The court contrasted the unqualified power of an administrator “to carry on the business of the company”, establish subsidiaries, borrow money and do “all other things incidental to the exercise of the foregoing powers” against the more restricted powers of a liquidator. This, it felt, was consistent with the differing nature and objectives of the two regimes. It also drew further support from the drafting of the GMRA itself, commenting that it was understandable that a non-Defaulting Party would wish to have an opportunity to wait and see how administration proceedings develop before deciding whether to exercise its right to serve a Default Notice. In contrast, in a liquidation scenario where the company will cease to carry on business, it is equally understandable that an Event of Default occurred automatically without the need to serve notice.
Accordingly, the court held that the appointment of a special administrator under the Regulations was not analogous to the appointment of a liquidator and furthermore that an application under the Regulations for a special administration order was not analogous to a petition for a winding-up for the purposes of paragraph 10(a)(iv) of the GMRA. Accordingly the appointment of administrators with respect to MFG UK on 31 October 2011 did not constitute an Event of Default under the GMRA.

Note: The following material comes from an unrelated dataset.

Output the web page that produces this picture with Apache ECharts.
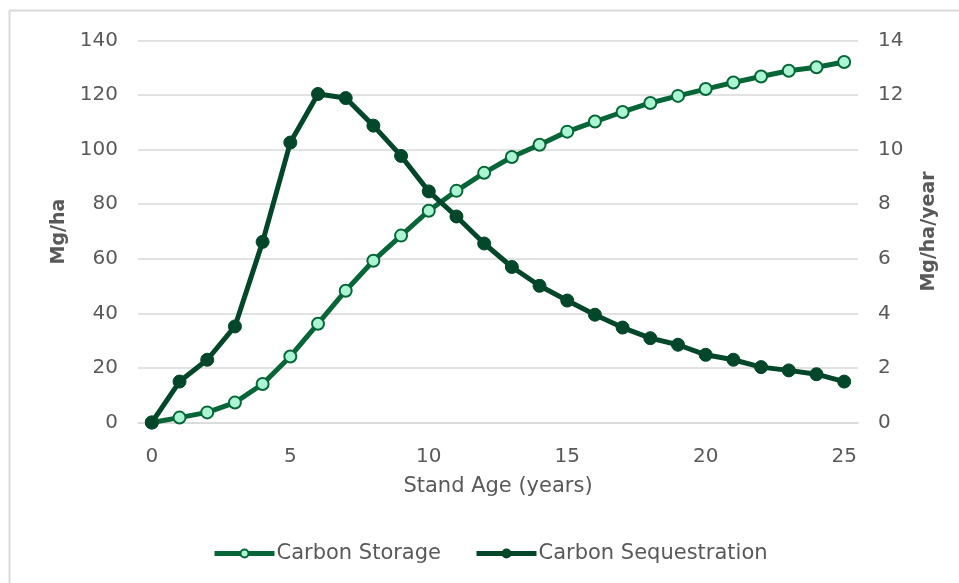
<!DOCTYPE html>
<html>
<head>
<meta charset="utf-8">
<script src="https://cdn.jsdelivr.net/npm/echarts@6/dist/echarts.min.js"></script>
<style>
  html, body { margin: 0; padding: 0; background: #ffffff; }
  #chart { width: 959px; height: 583px; }
</style>
</head>
<body>
<div id="chart"></div>
<script>
// Stand age in years (category axis, one point per year)
const standAge = [0, 1, 2, 3, 4, 5, 6, 7, 8, 9, 10, 11, 12, 13, 14, 15, 16, 17, 18, 19, 20, 21, 22, 23, 24, 25];

// Cumulative carbon stored, Mg/ha (left axis)
const carbonStorage = [0, 1.8, 3.7, 7.3, 14.1, 24.2, 36.2, 48.3, 59.3, 68.5, 77.6, 84.9, 91.5, 97.3, 101.8, 106.6, 110.3, 113.8, 117.1, 119.7, 122.2, 124.6, 126.8, 128.9, 130.2, 132.1];

// Annual carbon sequestration, Mg/ha/year (right axis)
const carbonSequestration = [0, 1.50, 2.30, 3.52, 6.62, 10.26, 12.04, 11.89, 10.88, 9.77, 8.47, 7.55, 6.56, 5.70, 5.01, 4.47, 3.95, 3.48, 3.09, 2.85, 2.48, 2.30, 2.03, 1.91, 1.77, 1.50];

const leftTicks = { min: 0, max: 140, interval: 20 };
const rightTicks = { min: 0, max: 14, interval: 2 };

const FONT = 'DejaVu Sans';
const TEXT = '#595959';
const GRIDLINE = '#d9d9d9';
const STORAGE_LINE = '#076638';
const STORAGE_FILL = '#aaf5d2';
const SEQ_LINE = '#02472a';

const chart = echarts.init(document.getElementById('chart'), null, { renderer: 'canvas' });

chart.setOption({
  backgroundColor: '#ffffff',
  animation: false,
  textStyle: { fontFamily: FONT, color: TEXT },
  graphic: [
    // light frame around the chart area
    { type: 'line', shape: { x1: 9.5, y1: 10.5, x2: 959, y2: 10.5 }, style: { stroke: '#d9d9d9', lineWidth: 2 } },
    { type: 'line', shape: { x1: 9.5, y1: 10.5, x2: 9.5, y2: 583 }, style: { stroke: '#d9d9d9', lineWidth: 2 } }
  ],
  grid: { left: 138, right: 101, top: 40.5, bottom: 160.5, containLabel: false },
  legend: {
    top: 538,
    left: 207,
    itemWidth: 60,
    itemHeight: 10,
    itemGap: 33,
    textStyle: { fontFamily: FONT, fontSize: 21, color: TEXT, padding: [0, 0, 0, -3] },
    data: [
      { name: 'Carbon Storage', lineStyle: { width: 5, color: STORAGE_LINE } },
      { name: 'Carbon Sequestration', lineStyle: { width: 5, color: SEQ_LINE } }
    ]
  },
  xAxis: {
    type: 'category',
    data: standAge,
    boundaryGap: true,
    name: 'Stand Age (years)',
    nameLocation: 'middle',
    nameGap: 54,
    nameTextStyle: { fontFamily: FONT, fontSize: 21, color: TEXT },
    axisLine: { show: true, lineStyle: { color: GRIDLINE, width: 1.5 } },
    axisTick: { show: false },
    axisLabel: { interval: 4, margin: 24, fontFamily: FONT, fontSize: 20, color: TEXT },
    splitLine: { show: false }
  },
  yAxis: [
    {
      type: 'value',
      min: leftTicks.min, max: leftTicks.max, interval: leftTicks.interval,
      name: 'Mg/ha',
      nameLocation: 'middle',
      nameGap: 69,
      nameRotate: 90,
      nameTextStyle: { fontFamily: FONT, fontSize: 19, fontWeight: 'bold', color: TEXT },
      axisLine: { show: false },
      axisTick: { show: false },
      axisLabel: { margin: 20, fontFamily: FONT, fontSize: 20, color: TEXT },
      splitLine: { show: true, lineStyle: { color: GRIDLINE, width: 1.5 } }
    },
    {
      type: 'value',
      position: 'right',
      min: rightTicks.min, max: rightTicks.max, interval: rightTicks.interval,
      name: 'Mg/ha/year',
      nameLocation: 'middle',
      nameGap: 62,
      nameRotate: 90,
      nameTextStyle: { fontFamily: FONT, fontSize: 19, fontWeight: 'bold', color: TEXT },
      axisLine: { show: false },
      axisTick: { show: false },
      axisLabel: { margin: 20, fontFamily: FONT, fontSize: 20, color: TEXT },
      splitLine: { show: false }
    }
  ],
  series: [
    {
      name: 'Carbon Storage',
      type: 'line',
      yAxisIndex: 0,
      data: carbonStorage,
      symbol: 'circle',
      symbolSize: 12,
      showAllSymbol: true,
      lineStyle: { color: STORAGE_LINE, width: 5 },
      itemStyle: { color: STORAGE_FILL, borderColor: STORAGE_LINE, borderWidth: 2 },
      z: 2
    },
    {
      name: 'Carbon Sequestration',
      type: 'line',
      yAxisIndex: 1,
      data: carbonSequestration,
      symbol: 'circle',
      symbolSize: 13,
      showAllSymbol: true,
      lineStyle: { color: SEQ_LINE, width: 5 },
      itemStyle: { color: SEQ_LINE, borderColor: SEQ_LINE, borderWidth: 1 },
      z: 3
    }
  ]
});
</script>
</body>
</html>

This case provides useful insight into the operation of the Regulations and their interaction with standard repo documentation. Thankfully, the Bankruptcy Events of Default under both the 1992 and 2002 ISDA Master Agreements would seem less susceptible to this issue, due to the manner in which “Automatic Early Termination” operates under the ISDA Master Agreement and the specific drafting of the standard ISDA Bankruptcy Event of Default. Nonetheless, the conclusions of the court provide a timely reminder of the way in which legal risk can develop when portfolios of documentation fail to keep pace with changing circumstances and the benefits of performing period reviews in managing that risk.